You can compile your .cpp files into either of those. This is a way to hide the implementation from the library user. The user can no longer see the .cpp files. Only the .h files. So you have to provide a way to the linker to know where to find those .lib or .dll files and be able to link them to the .h or .hpp file. That is usually done through the settings of your favorite IDE. Complicated enough?

After the linker knows where the .lib or .dll files are (which is essentially the implementation or .cpp in disguise), you can call #include <...> and everything will work as expected. The linker will link the function prototypes from the header and the implementation in the .lib or .dll, just as it normally would do if it was a .cpp file.

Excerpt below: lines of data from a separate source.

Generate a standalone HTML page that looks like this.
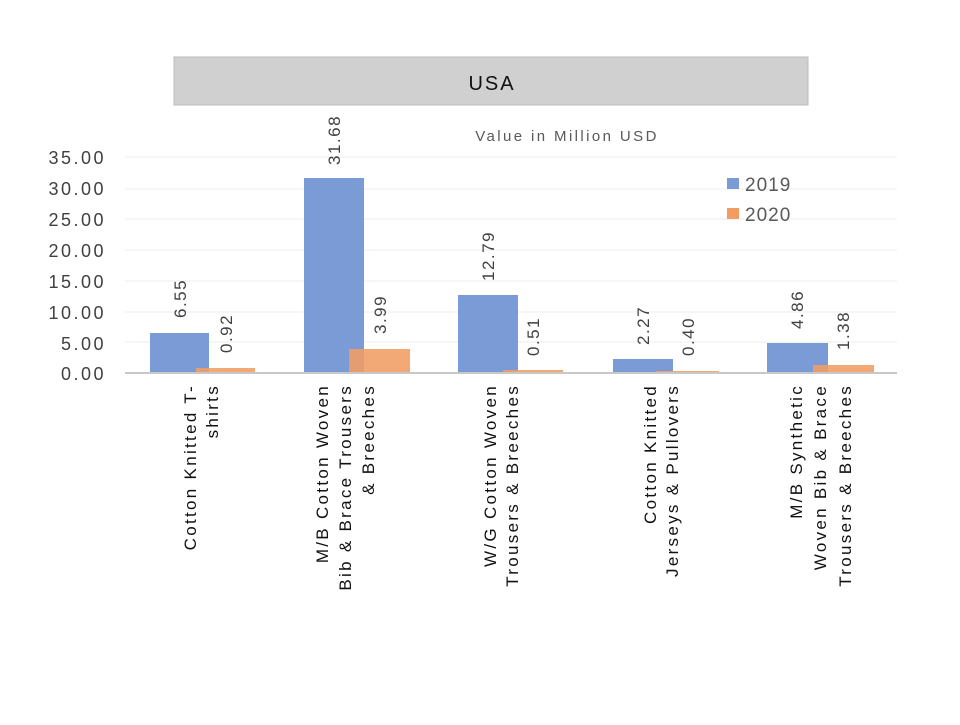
<!DOCTYPE html>
<html><head><style>body{margin:0;background:#fff}</style></head><body>
<svg width="960" height="720" xmlns="http://www.w3.org/2000/svg" font-family="Liberation Sans, sans-serif">
<rect width="960" height="720" fill="#fff"/>
<rect x="174" y="57" width="634" height="48" fill="#d0d0d0" stroke="#bdbdbd"/>
<text x="492" y="90" font-size="20" text-anchor="middle" fill="#111" letter-spacing="2">USA</text>
<text x="567" y="141" font-size="15" text-anchor="middle" fill="#595959" letter-spacing="2.4">Value in Million USD</text>
<g stroke="#ececec" stroke-width="1">
<line x1="125" x2="897" y1="157" y2="157"/><line x1="125" x2="897" y1="189" y2="189"/>
<line x1="125" x2="897" y1="219" y2="219"/><line x1="125" x2="897" y1="250" y2="250"/>
<line x1="125" x2="897" y1="281" y2="281"/><line x1="125" x2="897" y1="312" y2="312"/>
<line x1="125" x2="897" y1="342" y2="342"/>
</g>
<g font-size="18" fill="#404040" text-anchor="end" letter-spacing="2.5">
<text x="106" y="164">35.00</text><text x="106" y="195">30.00</text><text x="106" y="226">25.00</text>
<text x="106" y="257">20.00</text><text x="106" y="288">15.00</text><text x="106" y="319">10.00</text>
<text x="106" y="350">5.00</text><text x="106" y="380">0.00</text>
</g>
<g fill="#7b9bd6">
<rect x="150" y="333" width="59" height="40"/>
<rect x="304" y="178" width="60" height="195"/>
<rect x="458" y="295" width="60" height="78"/>
<rect x="613" y="359" width="60" height="14"/>
<rect x="767" y="343" width="61" height="30"/>
</g>
<g fill="#f19d62" fill-opacity="0.88">
<rect x="196" y="368" width="59" height="5"/>
<rect x="349" y="349" width="61" height="24"/>
<rect x="503" y="370" width="60" height="3"/>
<rect x="656" y="371" width="63" height="2"/>
<rect x="813" y="365" width="61" height="8"/>
</g>
<line x1="125" x2="897" y1="373" y2="373" stroke="#c8c8c8" stroke-width="2"/>
<g font-size="17" fill="#404040" letter-spacing="1.5">
<text transform="translate(186,318) rotate(-90)">6.55</text>
<text transform="translate(232,353) rotate(-90)">0.92</text>
<text transform="translate(340,165) rotate(-90)">31.68</text>
<text transform="translate(386,334) rotate(-90)">3.99</text>
<text transform="translate(494,281) rotate(-90)">12.79</text>
<text transform="translate(539,356) rotate(-90)">0.51</text>
<text transform="translate(649,345) rotate(-90)">2.27</text>
<text transform="translate(694,356) rotate(-90)">0.40</text>
<text transform="translate(803,329) rotate(-90)">4.86</text>
<text transform="translate(849,350) rotate(-90)">1.38</text>
</g>
<rect x="727" y="178" width="12" height="11" fill="#7b9bd6"/>
<rect x="727" y="208" width="12" height="11" fill="#f19d62"/>
<g font-size="19" fill="#595959" letter-spacing="1"><text x="745" y="191">2019</text><text x="745" y="221">2020</text></g>
<g font-size="17" fill="#111" text-anchor="end" letter-spacing="2.3">
<text transform="translate(196,384) rotate(-90)">Cotton Knitted  T-</text>
<text transform="translate(218,384) rotate(-90)">shirts</text>
<text transform="translate(328,384) rotate(-90)">M/B Cotton Woven</text>
<text transform="translate(351,384) rotate(-90)">Bib &amp; Brace Trousers</text>
<text transform="translate(374,384) rotate(-90)">&amp; Breeches</text>
<text transform="translate(496,384) rotate(-90)">W/G Cotton Woven</text>
<text transform="translate(518,384) rotate(-90)">Trousers &amp; Breeches</text>
<text transform="translate(656,384) rotate(-90)">Cotton Knitted</text>
<text transform="translate(678,384) rotate(-90)">Jerseys &amp; Pullovers</text>
<text transform="translate(802,384) rotate(-90)">M/B Synthetic</text>
<text transform="translate(826,384) rotate(-90)">Woven Bib &amp; Brace</text>
<text transform="translate(851,384) rotate(-90)">Trousers &amp; Breeches</text>
</g>
</svg>
</body></html>
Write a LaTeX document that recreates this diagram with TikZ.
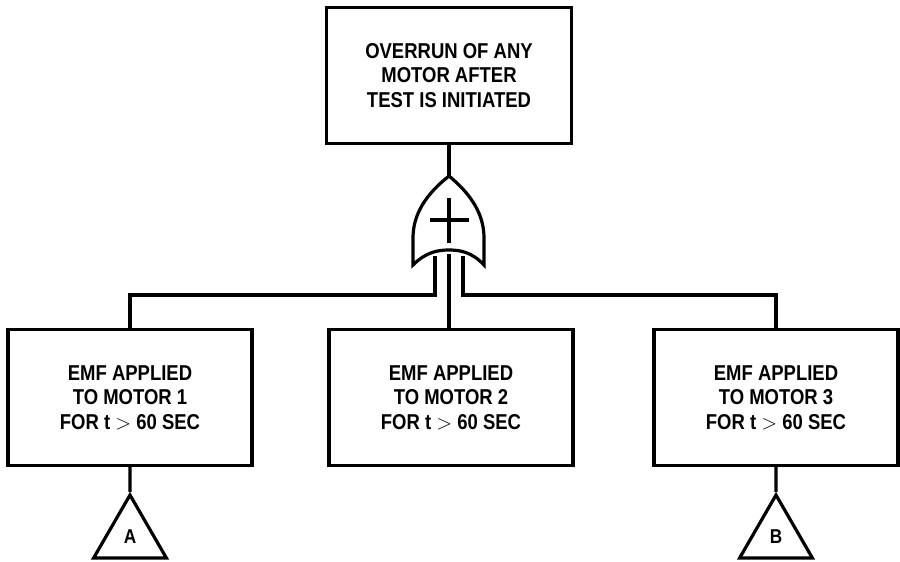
\documentclass[tikz,border=0pt]{standalone}
\usepackage{fontspec}
\setmainfont{Liberation Sans}[FakeStretch=0.86]
\usetikzlibrary{shapes.geometric}

\begin{document}
\begin{tikzpicture}[x=1pt,y=-1pt,line width=3.2pt,
  event/.style={draw,rectangle,align=center,inner sep=0pt,
    minimum width=244pt,minimum height=136pt,
    font=\bfseries\fontsize{21.5}{24.5}\selectfont},
  xfer/.style={draw,regular polygon,regular polygon sides=3,
    minimum size=84pt,inner sep=0pt,
    font=\bfseries\fontsize{20}{20}\selectfont}]
\useasboundingbox (0,0) rectangle (900,562);
% top event
\node[event,minimum width=245pt] (top) at (449,75.5) {OVERRUN OF ANY\\MOTOR AFTER\\TEST IS INITIATED};
% basic events
\node[event] (emf1) at (130,397.5) {EMF APPLIED\\TO MOTOR 1\\FOR t $>$ 60 SEC};
\node[event] (emf2) at (451,397.5) {EMF APPLIED\\TO MOTOR 2\\FOR t $>$ 60 SEC};
\node[event] (emf3) at (776,397.5) {EMF APPLIED\\TO MOTOR 3\\FOR t $>$ 60 SEC};
% transfers
\node[xfer] (xferA) at (130,537) {A};
\node[xfer] (xferB) at (776,537) {B};
% OR gate points
\coordinate (gate) at (449,176);
\coordinate (gin1) at (435,256);
\coordinate (gin2) at (449,254);
\coordinate (gin3) at (463,256);
\coordinate (bus) at (0,295);
% connectors
\draw (top.south) -- (gate);
\draw (gin1) |- (emf1.north |- bus) -- (emf1.north);
\draw (gin2) -- (gin2 |- emf2.north);
\draw (gin3) |- (emf3.north |- bus) -- (emf3.north);
\draw (emf1.south) -- (xferA.north);
\draw (emf3.south) -- (xferB.north);
% gate body
\draw[fill=white] (gate) .. controls (425,195) and (413,215) .. (413,238) -- (413,265)
  .. controls (426,252) and (438,250) .. (449,250)
  .. controls (460,250) and (472,252) .. (484,265) -- (484,238)
  .. controls (484,215) and (472,195) .. (gate) -- cycle;
\draw (430,220) -- (469,220) (449,198) -- (449,243);
\end{tikzpicture}
\end{document}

Now, as I said above, the more popular libraries just use templates and those are all coded into header files. So they are not separated into .lib or .dll. That means you don't have to do any linking and just #include<> the needed header file.

You can find more about how static and dynamic libraries are created and how they are used and whatnot on wikipedia or your favorite website!

I hope that answers your question up to a point. Also you could say that a library is anything that is not the core language. Right? Anything that you have to #include is part of a library.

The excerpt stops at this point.